The J. Paul Getty Museum in Los Angeles had purchased the painting from Sudeley Castle, the Cotswolds home of the Dent-Brocklehurst family, last year. The painting had previously been on loan to the National Gallery in London.
Culture minister Matt Hancock has placed a temporary export bar on the 16th century masterpiece, an oil on paper Virgin and Child with Saint Mary Magdalen and the Infant Saint John the Baptist, c. 1535-40, by Girolamo Francesco Maria Mazzola (called Parmigianino).
Hancock said: "This incredible painting has been in the UK for almost 250 years and showcases the amazing talent of Parmigianino and his eloquent approach to composition.”
A Getty spokesperson said: "This is the usual process and what we expected. We understand and respect the UK's export license process."
The decision to defer the export licence follows a recommendation by the Reviewing Committee on the Export of Works of Art and Objects of Cultural Interest (RCEWA), administered by The Arts Council.
The RCEWA made its recommendation on the grounds of the painting’s aesthetic importance and outstanding significance to the study of Parmigianino’s oeuvre and to the 16th century practice of painting on paper laid on panel.

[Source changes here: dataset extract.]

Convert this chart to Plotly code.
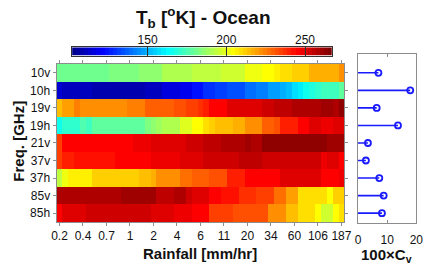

RCEWA member Aidan Weston-Lewis said: “I can’t think of a more ravishingly beautiful Italian Old Master painting remaining in any private collection in the United Kingdom. It is in pristine condition, has a very distinguished ownership history and, unusually for the period, has the additional fascination of being painted on paper, which opens up new avenues for scholarly research and technical investigation. Its permanent export overseas would be a major loss.”
Offers from public bodies for less than the recommended £24.5m (plus VAT of £196,000) may also be considered by Hancock.
The decision on the export licence application will be deferred until June and could be extended until December 9.